The inventors at UCI have created a method of doping layered cathode materials in sodium-ion batteries. In this method more than five impurity elements are introduced into a host material, in this case a sodium-based layered cathode material, Na0.667Mn0.666Ni0.167Co0.167O2. This technique is being utilized in order to create sodium-ion batteries that are more competitive with the historically used lithium-ion battery.
·Creation of sodium-ion batteries with high energy density and comparatively long life cycle
·High discharge capacity at low rate
·Discharge capacity at 1 hour charge/discharge is high relative to Li-ion batteries
·Capacity fading of material is much slower than the baseline Na0.667Mn0.666Ni0.167Co0.167O2 material
·Impedance develops much slower than the baseline Na0.667Mn0.666Ni0.167Co0.167O2 material
·Reduced reliance on toxic element cobalt in comparison with the baseline material
Li-ion battery technology has been the historical go-to for powering portable devices and vehicles.
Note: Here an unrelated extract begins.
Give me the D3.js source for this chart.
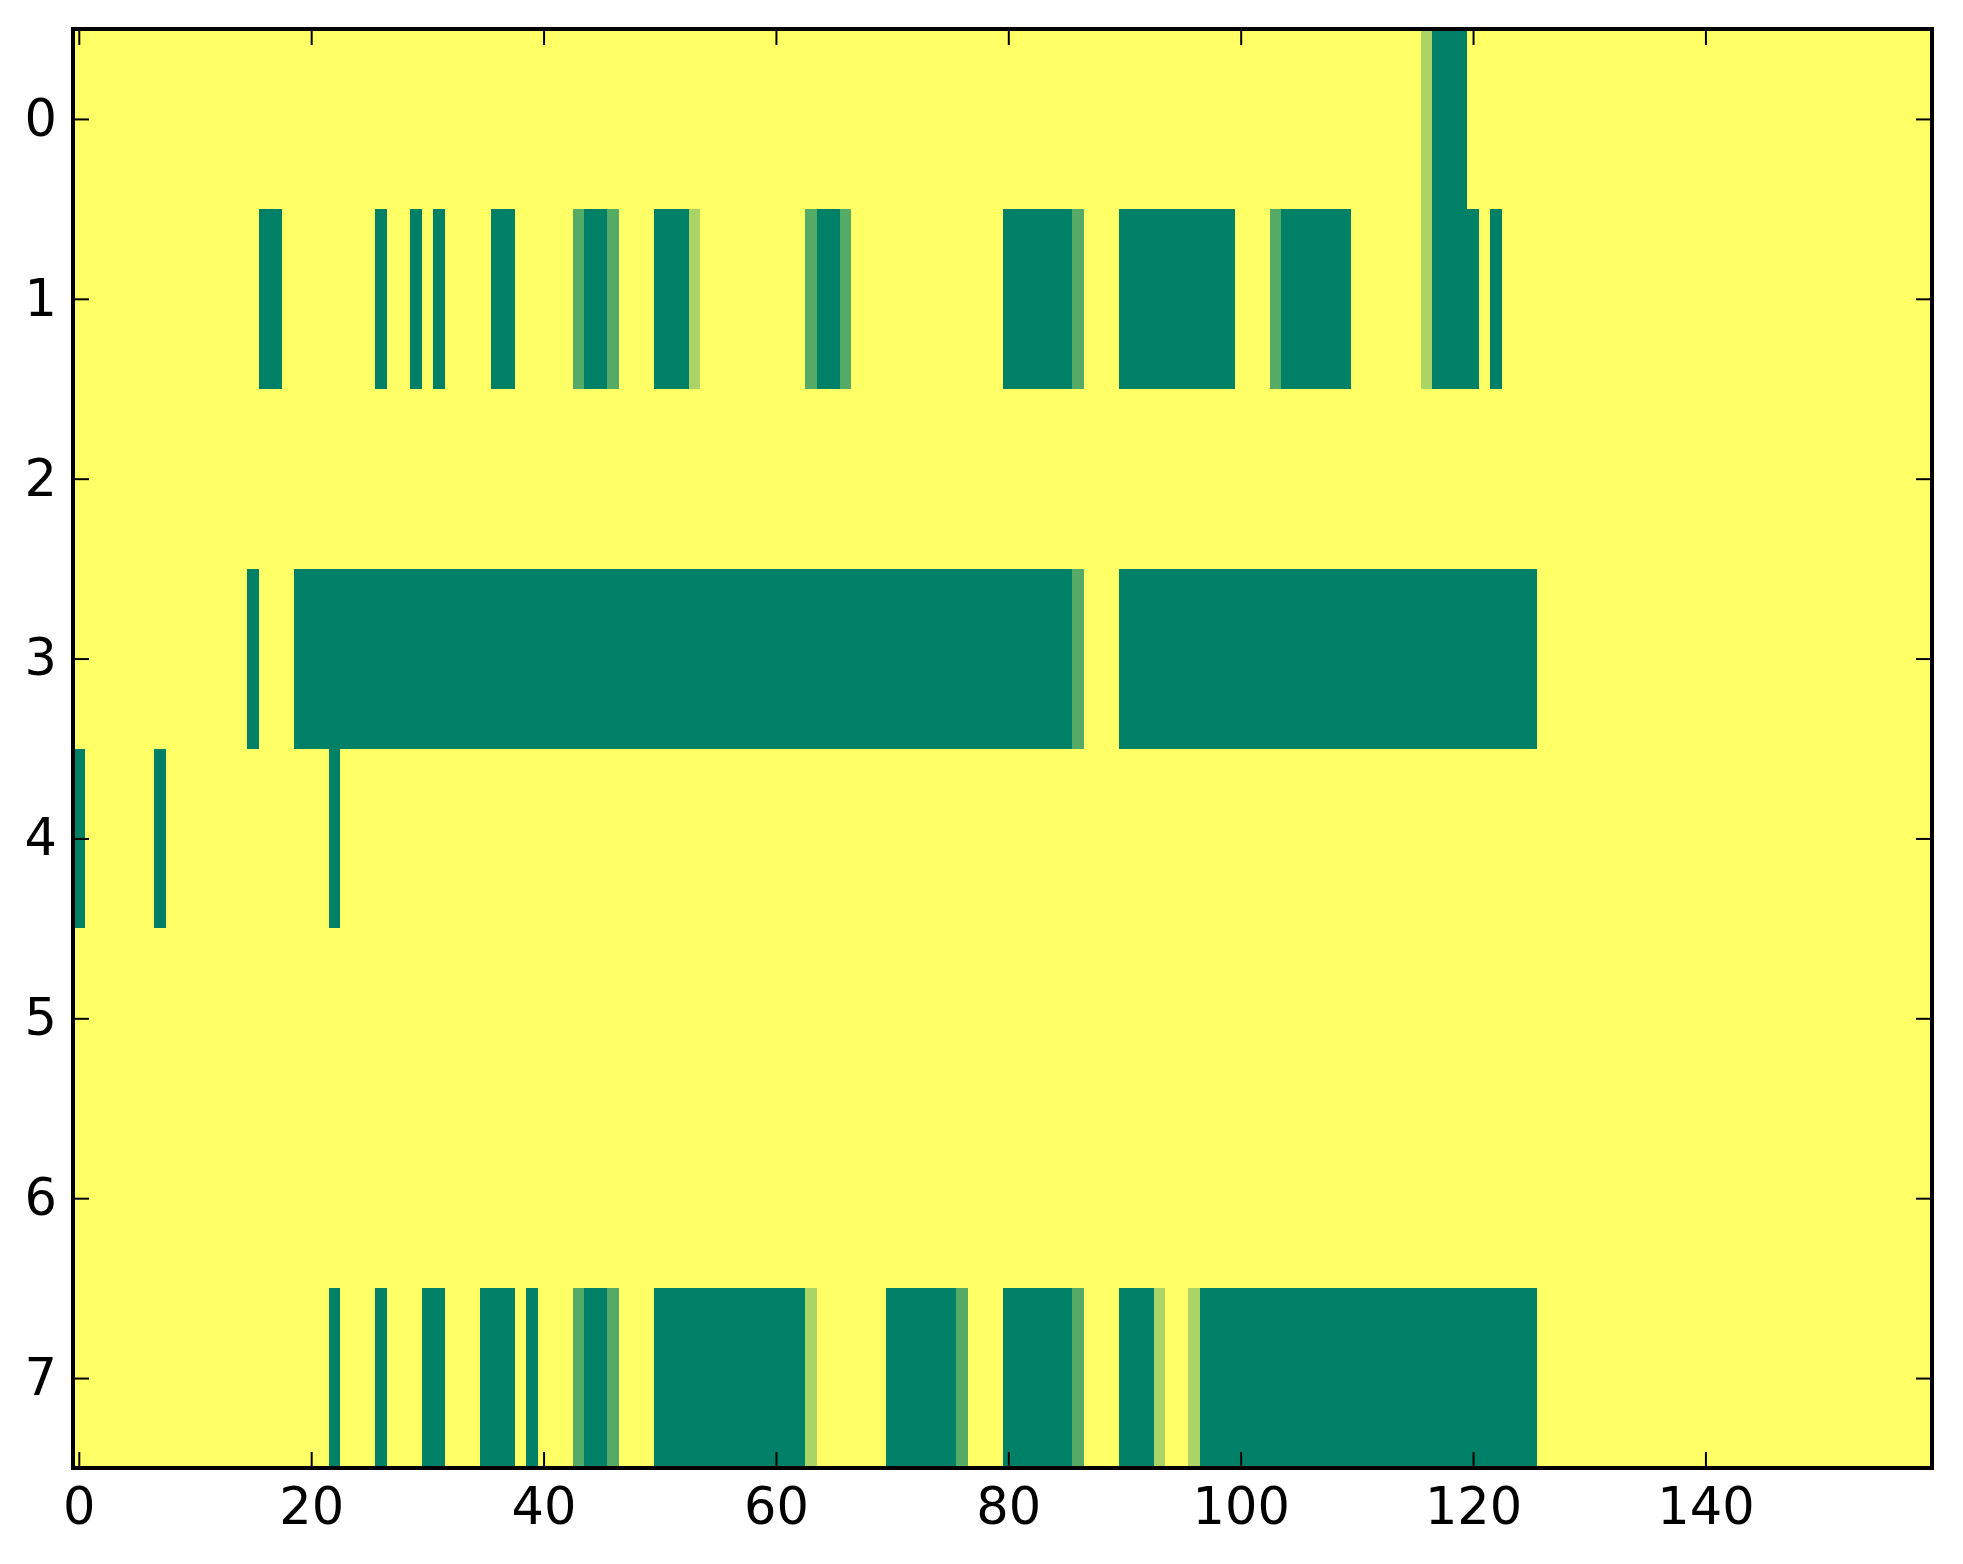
<!DOCTYPE html>
<html>
<head>
<meta charset="utf-8">
<script src="https://cdn.jsdelivr.net/npm/d3@7"></script>
<style>
  body { margin: 0; background: #fff; }
  .tick text { font-family: 'DejaVu Sans', sans-serif; font-size: 51px; fill: #000; }
  .tick line { stroke: #000; stroke-width: 2; }
</style>
</head>
<body>
<div id="chart"></div>
<script>
  'use strict';

  // grid size
  var nCols = 160,
      nRows = 8;

  // cell levels: 0 dark green, 1/3 mid, 2/3 light, 1 yellow
  var D = 0, M = 1 / 3, L = 2 / 3, BG = 1;

  // runs of non-yellow cells per row: [firstCol, lastCol, value]
  var row0 = [[116, 116, L], [117, 119, D]];
  var row1 = [[16, 17, D], [26, 26, D], [29, 29, D], [31, 31, D], [36, 37, D],
              [43, 43, M], [44, 45, D], [46, 46, M], [50, 52, D], [53, 53, L],
              [63, 63, M], [64, 65, D], [66, 66, M], [80, 85, D], [86, 86, M],
              [90, 99, D], [103, 103, M], [104, 109, D], [116, 116, L],
              [117, 120, D], [122, 122, D]];
  var row2 = [];
  var row3 = [[15, 15, D], [19, 85, D], [86, 86, M], [90, 125, D]];
  var row4 = [[0, 0, D], [7, 7, D], [22, 22, D]];
  var row5 = [];
  var row6 = [];
  var row7 = [[22, 22, D], [26, 26, D], [30, 31, D], [35, 37, D], [39, 39, D],
              [43, 43, M], [44, 45, D], [46, 46, M], [50, 62, D], [63, 63, L],
              [70, 75, D], [76, 76, M], [80, 85, D], [86, 86, M], [90, 92, D],
              [93, 93, L], [96, 96, L], [97, 125, D]];

  var rows = [row0, row1, row2, row3, row4, row5, row6, row7];

  var xTicks = [0, 20, 40, 60, 80, 100, 120, 140],
      yTicks = [0, 1, 2, 3, 4, 5, 6, 7];

  // expand runs into cells
  var cells = [];
  rows.forEach(function (runs, r) {
    var vals = new Array(nCols).fill(BG);
    runs.forEach(function (s) {
      for (var c = s[0]; c <= s[1]; c++) vals[c] = s[2];
    });
    vals.forEach(function (v, c) { cells.push({ row: r, col: c, value: v }); });
  });

  var W = 1963, H = 1564,
      margin = { left: 73, top: 29, right: 31, bottom: 96 };

  var svg = d3.select('#chart')
    .append('svg')
      .attr('width', W)
      .attr('height', H);

  var x = d3.scaleLinear()
    .domain([-0.5, nCols - 0.5])
    .range([margin.left, W - margin.right]);

  var y = d3.scaleLinear()
    .domain([-0.5, nRows - 0.5])
    .range([margin.top, H - margin.bottom]);

  // matplotlib "summer" colormap
  var color = d3.scaleLinear()
    .domain([0, 1])
    .range(['rgb(0,128,102)', 'rgb(255,255,102)']);

  svg.append('g')
    .attr('shape-rendering', 'crispEdges')
    .selectAll('rect')
    .data(cells)
    .enter()
    .append('rect')
      .attr('x', function (d) { return x(d.col - 0.5); })
      .attr('y', function (d) { return y(d.row - 0.5); })
      .attr('width', function (d) { return x(d.col + 0.5) - x(d.col - 0.5) + 0.5; })
      .attr('height', function (d) { return y(d.row + 0.5) - y(d.row - 0.5) + 0.5; })
      .attr('fill', function (d) { return color(d.value); });

  var tickLen = 16;

  var xAxis = svg.append('g')
    .attr('transform', 'translate(0,' + (H - margin.bottom) + ')')
    .call(d3.axisBottom(x).tickValues(xTicks).tickSizeInner(-tickLen).tickSizeOuter(0).tickPadding(20));

  var xAxisTop = svg.append('g')
    .attr('transform', 'translate(0,' + margin.top + ')')
    .call(d3.axisTop(x).tickValues(xTicks).tickSizeInner(-tickLen).tickSizeOuter(0).tickFormat(''));

  var yAxis = svg.append('g')
    .attr('transform', 'translate(' + margin.left + ',0)')
    .call(d3.axisLeft(y).tickValues(yTicks).tickSizeInner(-tickLen).tickSizeOuter(0).tickPadding(16));

  var yAxisRight = svg.append('g')
    .attr('transform', 'translate(' + (W - margin.right) + ',0)')
    .call(d3.axisRight(y).tickValues(yTicks).tickSizeInner(-tickLen).tickSizeOuter(0).tickFormat(''));

  [xAxis, xAxisTop, yAxis, yAxisRight].forEach(function (g) {
    g.select('.domain').remove();
  });

  // frame
  svg.append('rect')
    .attr('x', margin.left)
    .attr('y', margin.top)
    .attr('width', W - margin.left - margin.right)
    .attr('height', H - margin.top - margin.bottom)
    .attr('fill', 'none')
    .attr('stroke', '#000')
    .attr('stroke-width', 4);
</script>
</body>
</html>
However, lithium is sourced only from a handful of countries and is difficult to recycle. Sodium, on the other hand, is an element which is widely abundant and inexpensive. There are several issues which have, in the past, kept Na-ion batteries from becoming the standard. Sodium cathode material is low in specific capacity, does not have a good rate performance, and has an unsatisfactory life cycle.
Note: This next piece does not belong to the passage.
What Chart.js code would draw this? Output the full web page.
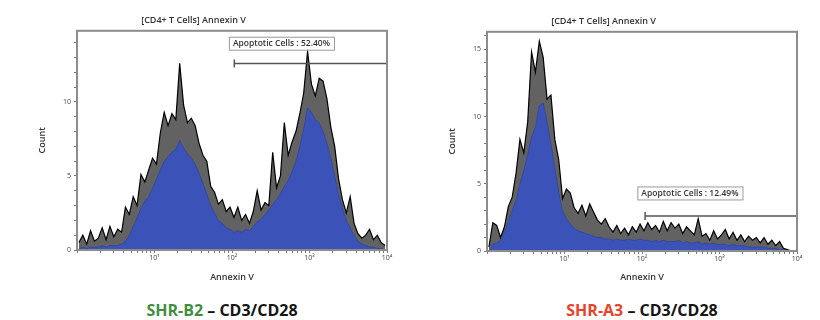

To combat these issues, the researchers at UCI have developed a method of doping layered cathode materials called “high entropy” or “cocktail” doping. In this method more than five impurity elements are introduced into the host material, in this case a sodium-based layered cathode material,Na0.667Mn0.666Ni0.167Co0.167O2. This technique allows production of sodium-based cathode materials with high discharge capacity and relatively slower capacity fading than other baseline materials.
The researchers are working on a prototype.